In this chapter, we will present an algorithm for the subtour cover problem, which we defined in Chapter 7. This will complete the constant-factor approximation algorithm for the Asymmetric TSP.

The subtour cover problem was introduced (in a slightly different form) by Svensson, Tarnawski, and Végh, who gave a (4,2,1)-algorithm for subtour cover. Traub and Vygen strengthened this to a (3,2,1)-algorithm. Here, we further improve this to a (2,2,1)-algorithm. Our subtour cover algorithm builds on the algorithm for the graph subtour cover problem that we presented in Section 6.2.

As a final result, we obtain a (17+ε)-approximation for the Asymmetric TSP for any fixed ε>0.

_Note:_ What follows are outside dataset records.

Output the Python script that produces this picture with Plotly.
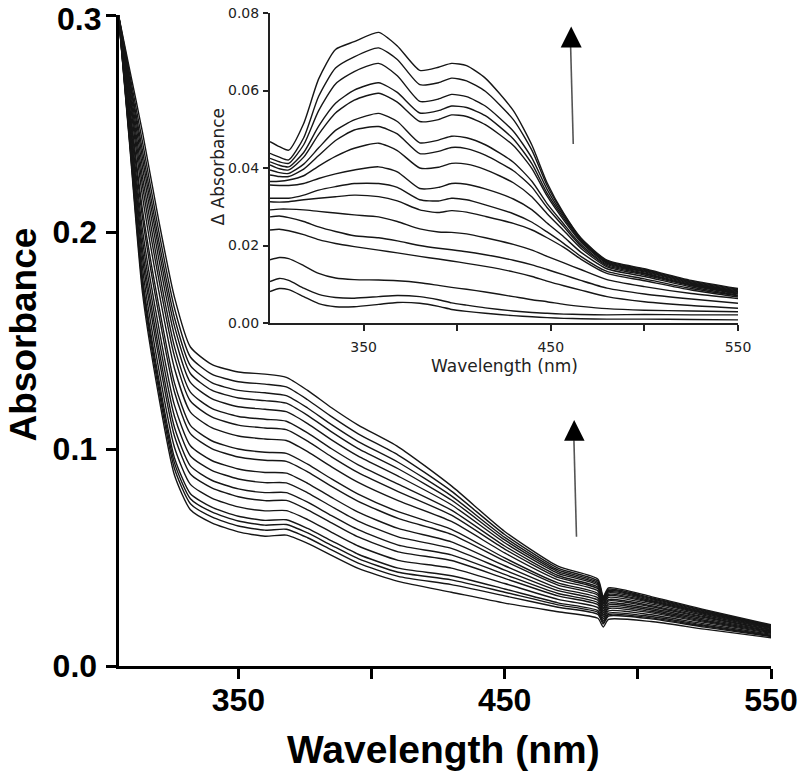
import plotly.graph_objects as go

# ---------------- main spectra (Absorbance vs wavelength) ----------------
W_MAIN = [305, 309, 314, 320, 326, 332, 340, 350, 360, 368, 376, 385, 395, 410, 430, 450, 470, 485, 487, 489, 505, 525, 550]

main_01 = [.300, .243, .172, .125, .088, .072, .066, .0618, .0598, .0603, .0565, .051, .045, .039, .034, .029, .025, .022, .018, .0215, .0205, .017, .013]
main_02 = [.300, .244, .175, .128, .091, .0748, .0687, .0645, .0626, .0630, .0591, .0535, .0474, .0413, .0375, .0323, .0271, .0238, .0194, .0230, .0217, .0179, .0136]
main_03 = [.300, .245, .177, .1305, .0936, .0771, .0710, .0668, .0649, .0652, .0613, .0556, .0495, .0432, .0397, .0340, .0282, .0247, .0201, .0237, .0222, .0184, .0139]
main_04 = [.300, .246, .179, .133, .096, .0794, .0732, .0690, .0671, .0674, .0634, .0577, .0515, .0451, .0416, .0355, .0291, .0255, .0208, .0244, .0228, .0188, .0142]
main_05 = [.300, .248, .1835, .1376, .1008, .0837, .0774, .0733, .0715, .0716, .0675, .0616, .0553, .0487, .0451, .0380, .0307, .0269, .0218, .0254, .0236, .0194, .0146]
main_06 = [.300, .250, .188, .143, .106, .0885, .0821, .0780, .0762, .0763, .0720, .0660, .0595, .0526, .0486, .0404, .0323, .0282, .0228, .0265, .0245, .0201, .0151]
main_07 = [.300, .252, .192, .147, .110, .0922, .0856, .0816, .0799, .0799, .0755, .0693, .0628, .0557, .0512, .0422, .0334, .0292, .0236, .0273, .0251, .0206, .0154]
main_08 = [.300, .254, .1965, .1518, .1151, .0968, .0902, .0862, .0845, .0844, .0798, .0735, .0668, .0595, .0542, .0442, .0347, .0303, .0245, .0282, .0258, .0211, .0158]
main_09 = [.300, .256, .201, .1568, .1202, .1015, .0947, .0908, .0892, .0889, .0842, .0777, .0709, .0634, .0572, .0462, .0359, .0314, .0253, .0290, .0265, .0217, .0161]
main_10 = [.300, .258, .2066, .1629, .1264, .1071, .1002, .0963, .0948, .0943, .0895, .0828, .0759, .0680, .0607, .0484, .0373, .0326, .0262, .0300, .0273, .0223, .0165]
main_11 = [.300, .260, .2103, .1670, .1305, .1109, .1038, .1000, .0985, .0980, .0930, .0862, .0792, .0711, .0630, .0498, .0383, .0334, .0268, .0306, .0278, .0227, .0168]
main_12 = [.300, .263, .2164, .1736, .1372, .1170, .1098, .1060, .1046, .1039, .0988, .0918, .0846, .0762, .0666, .0521, .0397, .0346, .0278, .0316, .0285, .0233, .0172]
main_13 = [.300, .265, .2214, .1791, .1428, .1221, .1148, .1110, .1097, .1089, .1036, .0964, .0891, .0804, .0695, .0539, .0408, .0356, .0286, .0324, .0292, .0238, .0175]
main_14 = [.300, .267, .2254, .1835, .1472, .1262, .1187, .1150, .1137, .1128, .1074, .1001, .0927, .0838, .0718, .0553, .0417, .0363, .0291, .0330, .0297, .0242, .0178]
main_15 = [.300, .269, .2299, .1884, .1522, .1307, .1232, .1195, .1183, .1172, .1117, .1042, .0967, .0875, .0743, .0568, .0427, .0372, .0298, .0337, .0302, .0246, .0181]
main_16 = [.300, .271, .2339, .1928, .1566, .1348, .1271, .1235, .1223, .1211, .1155, .1079, .1002, .0909, .0765, .0581, .0435, .0379, .0304, .0343, .0307, .0249, .0183]
main_17 = [.300, .272, .2375, .1967, .1606, .1384, .1306, .1270, .1259, .1246, .1189, .1112, .1034, .0939, .0784, .0593, .0443, .0385, .0309, .0348, .0311, .0253, .0185]
main_18 = [.300, .274, .2415, .2011, .1650, .1424, .1345, .1310, .1299, .1286, .1227, .1149, .1070, .0972, .0806, .0606, .0451, .0392, .0314, .0354, .0315, .0256, .0187]
main_19 = [.300, .276, .246, .206, .170, .147, .139, .1355, .1345, .133, .127, .119, .111, .101, .083, .062, .046, .040, .032, .036, .032, .026, .019]

MAIN_SERIES = [main_01, main_02, main_03, main_04, main_05, main_06, main_07, main_08, main_09, main_10,
               main_11, main_12, main_13, main_14, main_15, main_16, main_17, main_18, main_19]

# ---------------- inset difference spectra (Δ Absorbance) ----------------
W_INSET = [300, 305, 310, 318, 326, 335, 345, 358, 368, 380, 390, 397, 405, 415, 430, 440, 448, 457, 466, 480, 500, 525, 550]

inset_01 = [.0081, .0089, .0086, .0068, .0050, .0042, .0042, .0048, .0053, .0051, .0043, .0035, .0030, .0025, .0019, .0016, .0014, .0012, .0011, .0010, .0010, .0009, .0008]
inset_02 = [.0107, .0115, .0110, .0090, .0074, .0066, .0064, .0068, .0071, .0068, .0060, .0052, .0046, .0039, .0031, .0027, .0025, .0023, .0022, .0021, .0022, .0021, .0021]
inset_03 = [.0163, .0169, .0166, .0148, .0128, .0116, .0112, .0111, .0109, .0104, .0097, .0092, .0087, .0080, .0068, .0060, .0055, .0048, .0043, .0037, .0033, .0031, .0029]
inset_04 = [.0240, .0242, .0238, .0228, .0215, .0205, .0197, .0188, .0181, .0172, .0165, .0160, .0154, .0146, .0132, .0120, .0108, .0096, .0085, .0068, .0055, .0045, .0038]
inset_05 = [.0274, .0276, .0272, .0262, .0248, .0236, .0225, .0220, .0212, .0200, .0193, .0189, .0184, .0176, .0162, .0150, .0138, .0124, .0110, .0090, .0075, .0062, .0051]
inset_06 = [.0292, .0294, .0294, .0292, .0288, .0284, .0279, .0274, .0262, .0243, .0235, .0234, .0230, .0220, .0203, .0188, .0172, .0155, .0138, .0112, .0094, .0076, .0063]
inset_07 = [.0313, .0312, .0313, .0318, .0322, .0326, .0330, .0326, .0315, .0292, .0285, .0290, .0286, .0275, .0257, .0240, .0220, .0195, .0165, .0128, .0109, .0085, .0067]
inset_08 = [.0322, .0322, .0322, .0330, .0343, .0352, .0360, .0360, .0350, .0318, .0315, .0322, .0318, .0305, .0282, .0260, .0235, .0205, .0172, .0133, .0114, .0089, .0070]
inset_09 = [.0356, .0355, .0355, .0360, .0373, .0385, .0395, .0403, .0390, .0347, .0350, .0360, .0358, .0346, .0320, .0292, .0258, .0222, .0183, .0140, .0120, .0093, .0072]
inset_10 = [.0365, .0366, .0369, .0380, .0405, .0430, .0451, .0464, .0445, .0400, .0402, .0412, .0410, .0396, .0362, .0325, .0282, .0238, .0193, .0145, .0124, .0096, .0075]
inset_11 = [.0382, .0378, .0378, .0397, .0432, .0471, .0498, .0507, .0488, .0437, .0443, .0453, .0450, .0433, .0393, .0350, .0298, .0248, .0199, .0148, .0127, .0098, .0077]
inset_12 = [.0395, .0388, .0386, .0410, .0452, .0497, .0524, .0541, .0520, .0465, .0472, .0482, .0478, .0460, .0415, .0365, .0308, .0255, .0203, .0151, .0129, .0100, .0079]
inset_13 = [.0408, .0398, .0395, .0428, .0487, .0542, .0575, .0593, .0570, .0520, .0525, .0537, .0533, .0512, .0458, .0398, .0328, .0265, .0209, .0154, .0132, .0102, .0081]
inset_14 = [.0416, .0407, .0403, .0440, .0508, .0567, .0601, .0620, .0595, .0542, .0548, .0560, .0556, .0535, .0475, .0410, .0335, .0270, .0212, .0156, .0134, .0104, .0083]
inset_15 = [.0425, .0416, .0412, .0460, .0548, .0617, .0649, .0670, .0638, .0572, .0578, .0590, .0584, .0560, .0495, .0425, .0345, .0275, .0215, .0158, .0136, .0106, .0085]
inset_16 = [.0438, .0428, .0421, .0478, .0585, .0658, .0687, .0710, .0680, .0615, .0620, .0632, .0625, .0598, .0525, .0445, .0355, .0280, .0218, .0160, .0138, .0108, .0087]
inset_17 = [.0468, .0455, .0446, .0515, .0630, .0706, .0726, .0750, .0715, .0652, .0660, .0670, .0664, .0632, .0548, .0458, .0362, .0282, .0220, .0162, .0140, .0110, .0089]

INSET_SERIES = [inset_01, inset_02, inset_03, inset_04, inset_05, inset_06, inset_07, inset_08, inset_09,
                inset_10, inset_11, inset_12, inset_13, inset_14, inset_15, inset_16, inset_17]

X_TICKS = [350, 400, 450, 500, 550]
X_TICK_TEXT = ["350", "", "450", "", "550"]
Y_MAIN_TICKS = [0.0, 0.1, 0.2, 0.3]
Y_MAIN_TEXT = ["0.0", "0.1", "0.2", ""]
Y_MAIN_TOP_LABEL = "0.3"
Y_INSET_TICKS = [0.0, 0.02, 0.04, 0.06, 0.08]
Y_INSET_TEXT = ["0.00", "0.02", "0.04", "0.06", "0.08"]

W, H = 800, 775
BOLD = "Liberation Sans, Arial, Helvetica, sans-serif"
THIN = "DejaVu Sans, Liberation Sans, Arial, sans-serif"

fig = go.Figure()
for s in MAIN_SERIES:
    fig.add_trace(go.Scatter(x=W_MAIN, y=s, mode="lines", xaxis="x", yaxis="y",
                             line=dict(color="#161616", width=1.4, shape="spline", smoothing=0.6),
                             showlegend=False, hoverinfo="skip", cliponaxis=False))
for s in INSET_SERIES:
    fig.add_trace(go.Scatter(x=W_INSET, y=s, mode="lines", xaxis="x2", yaxis="y2",
                             line=dict(color="#161616", width=1.4, shape="spline", smoothing=0.6),
                             showlegend=False, hoverinfo="skip"))

def px_x(p):
    return p / W

def px_y(p):
    return (H - p) / H

fig.update_layout(
    width=W, height=H,
    margin=dict(l=0, r=0, t=0, b=0, autoexpand=False),
    paper_bgcolor="white", plot_bgcolor="rgba(0,0,0,0)",
    xaxis=dict(domain=[px_x(118.5), px_x(771)], range=[305, 550], anchor="y", automargin=False,
               showline=True, linewidth=3, linecolor="black", mirror=False,
               ticks="outside", ticklen=10, tickwidth=3, tickcolor="black",
               tickvals=X_TICKS, ticktext=X_TICK_TEXT, ticklabeloverflow="allow",
               tickfont=dict(family=BOLD, size=32, color="black", weight="bold"),
               showgrid=False, zeroline=False, ticklabelstandoff=-6),
    yaxis=dict(domain=[px_y(666), px_y(15)], range=[0, 0.3], anchor="x", automargin=False,
               showline=True, linewidth=3, linecolor="black",
               ticks="outside", ticklen=10, tickwidth=3, tickcolor="black",
               tickvals=Y_MAIN_TICKS, ticktext=Y_MAIN_TEXT, ticklabeloverflow="allow",
               tickfont=dict(family=BOLD, size=32, color="black", weight="bold"),
               showgrid=False, zeroline=False, ticklabelstandoff=2),
    xaxis2=dict(domain=[px_x(270), px_x(738)], range=[300, 550], anchor="y2", automargin=False,
                showline=True, linewidth=2, linecolor="#222",
                ticks="outside", ticklen=6, tickwidth=2, tickcolor="#222",
                tickvals=X_TICKS, ticktext=X_TICK_TEXT, ticklabeloverflow="allow",
                tickfont=dict(family=THIN, size=14, color="#222"),
                showgrid=False, zeroline=False, ticklabelstandoff=4),
    yaxis2=dict(domain=[px_y(323), px_y(13)], range=[0, 0.08], anchor="x2", automargin=False,
                showline=True, linewidth=2, linecolor="#222",
                ticks="outside", ticklen=5, tickwidth=2, tickcolor="#222",
                tickvals=Y_INSET_TICKS, ticktext=Y_INSET_TEXT, ticklabeloverflow="allow",
                tickfont=dict(family=THIN, size=14, color="#222"),
                showgrid=False, zeroline=False, ticklabelstandoff=1),
)

# top tick label of the main y axis, kept inside the page
fig.add_annotation(text=Y_MAIN_TOP_LABEL, x=px_x(102), y=1.0, xref="paper", yref="paper",
                   showarrow=False, xanchor="right", yanchor="top", borderpad=0,
                   font=dict(family=BOLD, size=32, color="black", weight="bold"))

fig.add_annotation(text="Absorbance", x=0, y=px_y(335), xref="paper", yref="paper",
                   textangle=-90, showarrow=False, xanchor="left", yanchor="middle",
                   font=dict(family=BOLD, size=37, color="black", weight="bold"))
fig.add_annotation(text="Wavelength (nm)", x=px_x(443.5), y=px_y(749), xref="paper", yref="paper",
                   showarrow=False, xanchor="center", yanchor="middle",
                   font=dict(family=BOLD, size=39, color="black", weight="bold"))
fig.add_annotation(text="Wavelength (nm)", x=px_x(504), y=px_y(366), xref="paper", yref="paper",
                   showarrow=False, xanchor="center", yanchor="middle",
                   font=dict(family=THIN, size=17, color="#222"))
fig.add_annotation(text="Δ Absorbance", x=px_x(217), y=px_y(166.5), xref="paper", yref="paper",
                   textangle=-90, showarrow=False, xanchor="center", yanchor="middle",
                   font=dict(family=THIN, size=17, color="#222"))

# arrows (main and inset)
fig.add_shape(type="line", xref="x", yref="y", x0=476.96, y0=0.0596, x1=476.0, y1=0.1040,
              line=dict(color="#555", width=1.6))
fig.add_shape(type="path", xref="x", yref="y",
              path="M 472.3,0.1038 L 480.0,0.1038 L 476.1,0.1134 Z",
              fillcolor="black", line=dict(width=0))
fig.add_shape(type="line", xref="x2", yref="y2", x0=462.0, y0=0.0462, x1=460.6, y1=0.0712,
              line=dict(color="#555", width=1.6))
fig.add_shape(type="path", xref="x2", yref="y2",
              path="M 455.3,0.0711 L 466.5,0.0711 L 460.9,0.0765 Z",
              fillcolor="black", line=dict(width=0))

fig.write_html("out.html", config={"displayModeBar": False},
               post_script="document.body.style.margin='0px';document.body.style.padding='0px';document.body.style.overflow='hidden';")
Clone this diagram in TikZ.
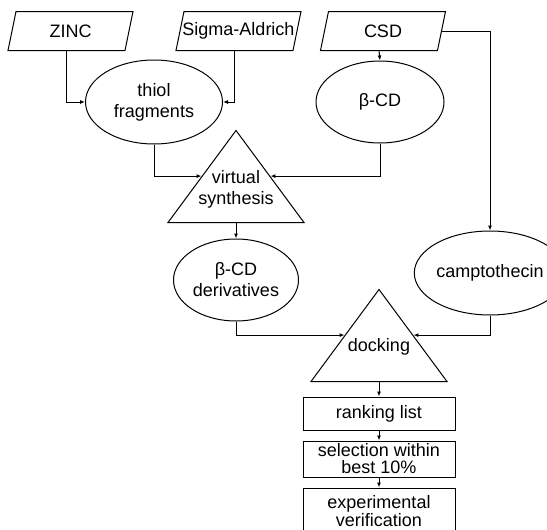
\documentclass[tikz,border=0pt]{standalone}
\usepackage{fontspec}
\setmainfont{Liberation Sans}
\usepackage{tikz}
\usetikzlibrary{arrows.meta,shapes.geometric}

\tikzset{
  every node/.style={font=\fontsize{18}{21}\selectfont,align=center,inner sep=0pt},
  datasrc/.style={rectangle,minimum width=116pt,minimum height=38pt},
  item/.style={draw,ellipse,minimum width=128pt,minimum height=82pt},
  process/.style={draw,isosceles triangle,isosceles triangle stretches,
    shape border rotate=90,minimum width=136pt,minimum height=92pt,anchor=lower side},
  stepbox/.style={draw,rectangle,minimum width=152pt},
  arr/.style={-{Latex[length=5pt,width=4pt]}}
}

\begin{document}
\begin{tikzpicture}[x=1pt,y=-1pt,line width=1pt]
  \clip (0,0) rectangle (547,530);
  % sources
  \node[datasrc] (zinc) at (70.5,31) {ZINC};
  \node[datasrc] (sigma) at (238.5,31) {Sigma-Aldrich};
  \node[datasrc] (csd) at (383,31) {CSD};
  \foreach \n in {zinc,sigma,csd}
    \draw ([xshift=4pt]\n.north west) -- ([xshift=4pt]\n.north east)
      -- ([xshift=-4pt]\n.south east) -- ([xshift=-4pt]\n.south west) -- cycle;
  % molecules
  \node[item,minimum width=137pt,minimum height=84pt] (thiol) at (154,102) {thiol\\fragments};
  \node[item] (bcd) at (380,102) {β-CD};
  \node[process] (vs) at (236,223) {};
  \node (vstext) at (236,189) {virtual\\synthesis};
  \node[item,minimum width=125pt] (deriv) at (236,280) {β-CD\\derivatives};
  \node[item,minimum width=130pt,minimum height=84pt] (campto) at (490,273) {camptothecin};
  \node[process] (dock) at (379,382) {};
  \node (docktext) at (379,347) {docking};
  % results
  \node[stepbox,minimum height=33pt] (rank) at (379,413.5) {ranking list};
  \node[stepbox,minimum height=36pt,font=\fontsize{18}{17}\selectfont] (sel) at (379,459) {selection within\\best 10\%};
  \node[stepbox,minimum height=46pt,font=\fontsize{18}{18}\selectfont] (exp) at (379,511) {experimental\\verification};

  \draw[arr] ([xshift=-4pt]zinc.south) |- (thiol.west);
  \draw[arr] ([xshift=-4pt]sigma.south) |- (thiol.east);
  \draw[arr] ([xshift=-4pt]csd.south) -- (bcd.north);
  \draw[arr] (csd.east) -| (campto.north);
  \draw[arr] (thiol.south) |- (vs.left side);
  \draw[arr] (bcd.south) |- (vs.right side);
  \draw[arr] (vs.lower side) -- (deriv.north);
  \draw[arr] (deriv.south) |- (dock.left side);
  \draw[arr] (campto.south) |- (dock.right side);
  \draw[arr] (dock.lower side) -- (rank.north);
  \draw[arr] (rank.south) -- (sel.north);
  \draw[arr] (sel.south) -- (exp.north);
\end{tikzpicture}
\end{document}
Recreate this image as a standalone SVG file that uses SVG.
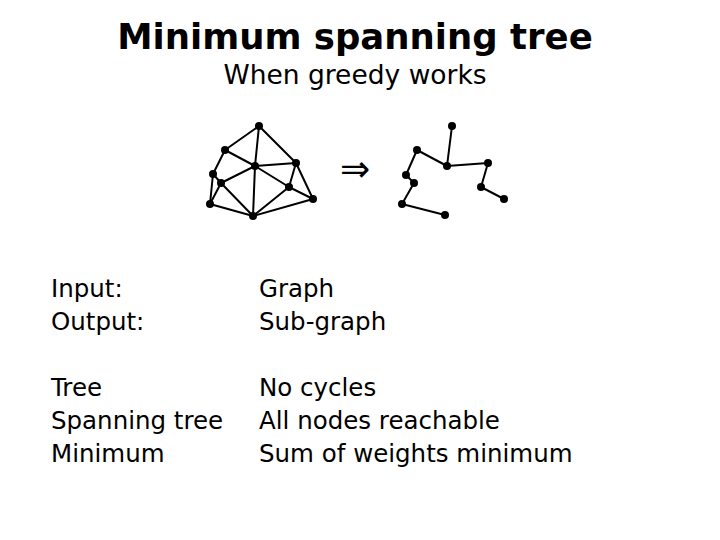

While many exact and approximation algorithms work with a linear programming formulation (often a relaxation), the dual LP often plays a key role in the algorithms and their analysis. In this chapter, we analyze the structure of optimum dual solutions for the classical LP relaxations of the TSP, but also for T-joins, and deduce properties like laminarity.

By an efficient uncrossing algorithm and by analyzing extreme point solutions, we obtain optimum primal and dual solutions with linear-size support. Since the primal constraints and dual variables correspond to cuts, enumerating all cuts with a small value is a useful tool in several algorithms.

An, Kleinberg, and Shmoys were the first to beat Christofides’ algorithm for Path TSP. Their algorithm, which they called Best-of-Many Christofides, is very natural: Since an LP solution can be written as convex combination of spanning trees, we can do parity correction on each of these trees and output the best of the resulting tours. It turns out that this yields a better guarantee than the 5/3 that Christofides’ algorithm yields.

In this chapter, we analyze this algorithm and study various follow-up works that have yielded better and better approximation ratios; some of them also apply to general T-tours. This includes a structured decomposition into spanning trees (by Gottschalk and Vygen), Best-of-Many Christofides with lonely edge deletion (by Sebő and van Zuylen), and Traub’s T-tour algorithm.